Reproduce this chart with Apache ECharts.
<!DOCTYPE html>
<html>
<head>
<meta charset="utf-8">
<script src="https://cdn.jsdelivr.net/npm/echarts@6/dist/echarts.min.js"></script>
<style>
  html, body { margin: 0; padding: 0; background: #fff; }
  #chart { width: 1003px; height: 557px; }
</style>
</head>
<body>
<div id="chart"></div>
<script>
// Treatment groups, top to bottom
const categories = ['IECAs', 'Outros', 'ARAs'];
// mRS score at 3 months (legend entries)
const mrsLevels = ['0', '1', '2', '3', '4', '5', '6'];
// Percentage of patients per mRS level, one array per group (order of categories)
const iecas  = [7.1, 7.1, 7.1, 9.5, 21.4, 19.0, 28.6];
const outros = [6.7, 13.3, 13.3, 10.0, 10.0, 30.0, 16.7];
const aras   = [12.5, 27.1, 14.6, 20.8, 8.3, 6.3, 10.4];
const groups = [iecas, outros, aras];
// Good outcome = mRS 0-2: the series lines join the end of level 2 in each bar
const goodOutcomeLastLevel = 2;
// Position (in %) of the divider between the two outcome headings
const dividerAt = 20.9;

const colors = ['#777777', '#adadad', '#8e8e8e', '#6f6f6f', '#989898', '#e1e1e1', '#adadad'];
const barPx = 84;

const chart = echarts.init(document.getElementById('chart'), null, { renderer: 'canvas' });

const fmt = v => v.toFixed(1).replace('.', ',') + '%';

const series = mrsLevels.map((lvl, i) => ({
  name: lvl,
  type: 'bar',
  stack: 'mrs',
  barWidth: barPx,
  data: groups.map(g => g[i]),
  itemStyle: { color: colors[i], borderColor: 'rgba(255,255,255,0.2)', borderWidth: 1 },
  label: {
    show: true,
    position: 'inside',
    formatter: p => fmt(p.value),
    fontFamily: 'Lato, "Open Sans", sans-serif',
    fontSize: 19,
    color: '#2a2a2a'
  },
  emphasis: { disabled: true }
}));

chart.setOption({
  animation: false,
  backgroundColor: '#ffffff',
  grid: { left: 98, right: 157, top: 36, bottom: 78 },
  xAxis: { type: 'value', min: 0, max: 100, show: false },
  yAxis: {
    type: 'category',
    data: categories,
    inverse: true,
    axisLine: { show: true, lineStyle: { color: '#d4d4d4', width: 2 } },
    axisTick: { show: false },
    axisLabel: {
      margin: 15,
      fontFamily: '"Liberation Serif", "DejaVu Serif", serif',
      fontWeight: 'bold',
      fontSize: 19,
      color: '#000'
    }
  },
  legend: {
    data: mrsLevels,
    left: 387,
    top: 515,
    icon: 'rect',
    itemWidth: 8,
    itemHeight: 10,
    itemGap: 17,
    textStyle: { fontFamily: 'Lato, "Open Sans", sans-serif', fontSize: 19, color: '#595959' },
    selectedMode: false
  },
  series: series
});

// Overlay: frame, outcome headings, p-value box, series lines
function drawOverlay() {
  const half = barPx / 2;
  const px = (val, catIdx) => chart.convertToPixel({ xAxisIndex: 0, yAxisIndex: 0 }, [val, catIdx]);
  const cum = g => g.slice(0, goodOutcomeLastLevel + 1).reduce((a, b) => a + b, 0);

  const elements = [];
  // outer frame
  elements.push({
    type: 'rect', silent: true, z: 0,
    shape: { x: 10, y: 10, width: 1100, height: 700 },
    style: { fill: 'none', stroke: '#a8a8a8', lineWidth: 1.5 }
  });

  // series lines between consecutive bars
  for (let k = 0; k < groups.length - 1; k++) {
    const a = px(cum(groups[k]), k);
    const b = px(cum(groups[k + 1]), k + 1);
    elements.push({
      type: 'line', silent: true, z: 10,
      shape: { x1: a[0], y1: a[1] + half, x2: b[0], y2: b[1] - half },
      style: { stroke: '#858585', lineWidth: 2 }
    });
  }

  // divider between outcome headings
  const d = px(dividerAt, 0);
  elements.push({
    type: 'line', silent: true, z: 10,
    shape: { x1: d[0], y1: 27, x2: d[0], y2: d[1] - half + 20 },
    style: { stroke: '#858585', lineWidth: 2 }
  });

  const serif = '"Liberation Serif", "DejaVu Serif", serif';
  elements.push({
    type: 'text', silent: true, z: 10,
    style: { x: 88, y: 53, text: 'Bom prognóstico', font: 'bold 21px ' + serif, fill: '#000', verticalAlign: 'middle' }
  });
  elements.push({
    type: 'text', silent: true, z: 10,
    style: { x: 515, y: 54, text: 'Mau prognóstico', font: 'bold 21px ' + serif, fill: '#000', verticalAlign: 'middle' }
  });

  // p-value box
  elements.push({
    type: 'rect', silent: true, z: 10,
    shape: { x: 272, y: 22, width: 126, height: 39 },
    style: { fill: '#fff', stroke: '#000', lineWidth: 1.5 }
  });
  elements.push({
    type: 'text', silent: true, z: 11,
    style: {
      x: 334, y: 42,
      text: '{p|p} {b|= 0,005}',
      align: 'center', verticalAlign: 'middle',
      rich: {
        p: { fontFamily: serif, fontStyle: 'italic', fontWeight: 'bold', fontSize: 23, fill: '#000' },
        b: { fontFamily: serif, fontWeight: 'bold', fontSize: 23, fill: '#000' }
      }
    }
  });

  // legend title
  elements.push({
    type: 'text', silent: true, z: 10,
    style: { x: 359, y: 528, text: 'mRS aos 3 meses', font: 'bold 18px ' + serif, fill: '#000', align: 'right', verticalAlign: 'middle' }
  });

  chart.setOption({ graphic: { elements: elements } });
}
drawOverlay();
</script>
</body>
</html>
☆ ☆ ☆ ☆ ☆
Directions:
Write the entire listing out again, word for word.

Finished answer:
Reproduce this chart with Apache ECharts.
<!DOCTYPE html>
<html>
<head>
<meta charset="utf-8">
<script src="https://cdn.jsdelivr.net/npm/echarts@6/dist/echarts.min.js"></script>
<style>
  html, body { margin: 0; padding: 0; background: #fff; }
  #chart { width: 1003px; height: 557px; }
</style>
</head>
<body>
<div id="chart"></div>
<script>
// Treatment groups, top to bottom
const categories = ['IECAs', 'Outros', 'ARAs'];
// mRS score at 3 months (legend entries)
const mrsLevels = ['0', '1', '2', '3', '4', '5', '6'];
// Percentage of patients per mRS level, one array per group (order of categories)
const iecas  = [7.1, 7.1, 7.1, 9.5, 21.4, 19.0, 28.6];
const outros = [6.7, 13.3, 13.3, 10.0, 10.0, 30.0, 16.7];
const aras   = [12.5, 27.1, 14.6, 20.8, 8.3, 6.3, 10.4];
const groups = [iecas, outros, aras];
// Good outcome = mRS 0-2: the series lines join the end of level 2 in each bar
const goodOutcomeLastLevel = 2;
// Position (in %) of the divider between the two outcome headings
const dividerAt = 20.9;

const colors = ['#777777', '#adadad', '#8e8e8e', '#6f6f6f', '#989898', '#e1e1e1', '#adadad'];
const barPx = 84;

const chart = echarts.init(document.getElementById('chart'), null, { renderer: 'canvas' });

const fmt = v => v.toFixed(1).replace('.', ',') + '%';

const series = mrsLevels.map((lvl, i) => ({
  name: lvl,
  type: 'bar',
  stack: 'mrs',
  barWidth: barPx,
  data: groups.map(g => g[i]),
  itemStyle: { color: colors[i], borderColor: 'rgba(255,255,255,0.2)', borderWidth: 1 },
  label: {
    show: true,
    position: 'inside',
    formatter: p => fmt(p.value),
    fontFamily: 'Lato, "Open Sans", sans-serif',
    fontSize: 19,
    color: '#2a2a2a'
  },
  emphasis: { disabled: true }
}));

chart.setOption({
  animation: false,
  backgroundColor: '#ffffff',
  grid: { left: 98, right: 157, top: 36, bottom: 78 },
  xAxis: { type: 'value', min: 0, max: 100, show: false },
  yAxis: {
    type: 'category',
    data: categories,
    inverse: true,
    axisLine: { show: true, lineStyle: { color: '#d4d4d4', width: 2 } },
    axisTick: { show: false },
    axisLabel: {
      margin: 15,
      fontFamily: '"Liberation Serif", "DejaVu Serif", serif',
      fontWeight: 'bold',
      fontSize: 19,
      color: '#000'
    }
  },
  legend: {
    data: mrsLevels,
    left: 387,
    top: 515,
    icon: 'rect',
    itemWidth: 8,
    itemHeight: 10,
    itemGap: 17,
    textStyle: { fontFamily: 'Lato, "Open Sans", sans-serif', fontSize: 19, color: '#595959' },
    selectedMode: false
  },
  series: series
});

// Overlay: frame, outcome headings, p-value box, series lines
function drawOverlay() {
  const half = barPx / 2;
  const px = (val, catIdx) => chart.convertToPixel({ xAxisIndex: 0, yAxisIndex: 0 }, [val, catIdx]);
  const cum = g => g.slice(0, goodOutcomeLastLevel + 1).reduce((a, b) => a + b, 0);

  const elements = [];
  // outer frame
  elements.push({
    type: 'rect', silent: true, z: 0,
    shape: { x: 10, y: 10, width: 1100, height: 700 },
    style: { fill: 'none', stroke: '#a8a8a8', lineWidth: 1.5 }
  });

  // series lines between consecutive bars
  for (let k = 0; k < groups.length - 1; k++) {
    const a = px(cum(groups[k]), k);
    const b = px(cum(groups[k + 1]), k + 1);
    elements.push({
      type: 'line', silent: true, z: 10,
      shape: { x1: a[0], y1: a[1] + half, x2: b[0], y2: b[1] - half },
      style: { stroke: '#858585', lineWidth: 2 }
    });
  }

  // divider between outcome headings
  const d = px(dividerAt, 0);
  elements.push({
    type: 'line', silent: true, z: 10,
    shape: { x1: d[0], y1: 27, x2: d[0], y2: d[1] - half + 20 },
    style: { stroke: '#858585', lineWidth: 2 }
  });

  const serif = '"Liberation Serif", "DejaVu Serif", serif';
  elements.push({
    type: 'text', silent: true, z: 10,
    style: { x: 88, y: 53, text: 'Bom prognóstico', font: 'bold 21px ' + serif, fill: '#000', verticalAlign: 'middle' }
  });
  elements.push({
    type: 'text', silent: true, z: 10,
    style: { x: 515, y: 54, text: 'Mau prognóstico', font: 'bold 21px ' + serif, fill: '#000', verticalAlign: 'middle' }
  });

  // p-value box
  elements.push({
    type: 'rect', silent: true, z: 10,
    shape: { x: 272, y: 22, width: 126, height: 39 },
    style: { fill: '#fff', stroke: '#000', lineWidth: 1.5 }
  });
  elements.push({
    type: 'text', silent: true, z: 11,
    style: {
      x: 334, y: 42,
      text: '{p|p} {b|= 0,005}',
      align: 'center', verticalAlign: 'middle',
      rich: {
        p: { fontFamily: serif, fontStyle: 'italic', fontWeight: 'bold', fontSize: 23, fill: '#000' },
        b: { fontFamily: serif, fontWeight: 'bold', fontSize: 23, fill: '#000' }
      }
    }
  });

  // legend title
  elements.push({
    type: 'text', silent: true, z: 10,
    style: { x: 359, y: 528, text: 'mRS aos 3 meses', font: 'bold 18px ' + serif, fill: '#000', align: 'right', verticalAlign: 'middle' }
  });

  chart.setOption({ graphic: { elements: elements } });
}
drawOverlay();
</script>
</body>
</html>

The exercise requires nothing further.